# Jester



## Toper (4/12/12)

> A hop designed to take on the bold fruity hops of the US and the Southern Hemisphere.
> 
> And pleased to say a very good job has been done. Mild tropicals with bold lime and robust bitterness
> 
> ...


*MOD: *Description added at the top by Lord Raja Goomba I. As original member's post below says, it's hard to find information, so this is a combination of different sources' information on this hop. 


Can't find much info,but it sounds bloody nice..time will tell http://drinkbritain.com/news/2012/11/jesters-new-clothes-0


----------



## Punkal (4/12/12)

toper01 said:


> Can't find much info,but it sounds bloody nice..time will tell http://drinkbritain.com/news/2012/11/jesters-new-clothes-0



Time will tell but I do want to try some.


----------



## Yob (4/12/12)

snip... "Located some 10 miles from Glastonbury, the crew, pictured left, are "....

...all wearing gumboots :lol:


----------



## AndrewQLD (18/12/12)

Sounds like a lovely English hop with an American citrus twist, tangarines sounds nice.


----------



## Rowy (18/12/12)

I've been doing some English beers lately and have wondered about some cross hopping / IPA style experimentation.
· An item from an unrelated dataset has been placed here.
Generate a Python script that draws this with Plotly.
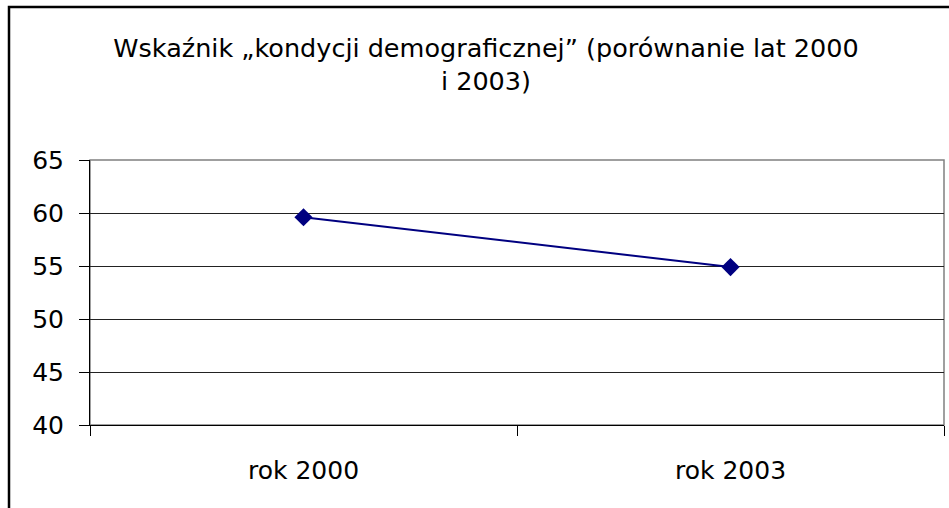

This may fit the bill to start with before I go and brew something undrinkable.


----------



## Toper (18/12/12)

Rowy said:


> I've been doing some English beers lately and have wondered about some cross hopping / IPA style experimentation. This may fit the bill to start with before I go and brew something undrinkable.


 Might be a while before we see it available;I read somewhere there was only 60 kg harvested so far.


----------



## Spiesy (13/1/13)

this is a joke, right?


----------



## Toper (14/1/13)

Spiesy said:


> this is a joke, right?


I jest not


----------



## Hadrian (26/1/13)

Drinking a bottle of Moor Empire Strikes Back at the moment.
The hop tastes like a fairly high cohumulone hop - bitterness is drying and rough which some may perceive as spicy. The beer is lacking in aroma (probably because it's old) but there are some pleasant essential oil tastes in the finish. IMO it's a very well made beer


----------



## Yob (16/6/16)

Anybody? 

News since 2013? I'm tempted to land some and give it a run, I've a brewday planned in a few weeks and could make for an interesting cube.


----------



## Bridges (16/6/16)

Full Pint had it and have sold out. Some one must have used it.


----------



## contrarian (16/6/16)

I made 3 cubes of pale ale single hopped in each cube with jester, minstrel and styrian holdings. Finished the jester keg about 6 months ago so details are a bit sketchy but I really enjoyed them both. 

As above more aligned with US C hops than traditional English varieties and much more subtle than your high aa% hops. 

Will see if I can dig up some tasting notes from when I was drinking it but I think it's a great hop.


----------



## trussyd (16/6/16)

I'm drinking a jester single hop bitter at the moment and it's a great hop. The aroma has hints of grapefruit but it's definately not overpowering like some US hops. It's got a bit of grassyness about it too so typical UK in that sense. On the palate there's more citrus notes, more lemony this time but still is definately English.

Overall I really like it an have had positive comments from friends as well. Defininitely a UK hop but with lots of nice new world flavours.


----------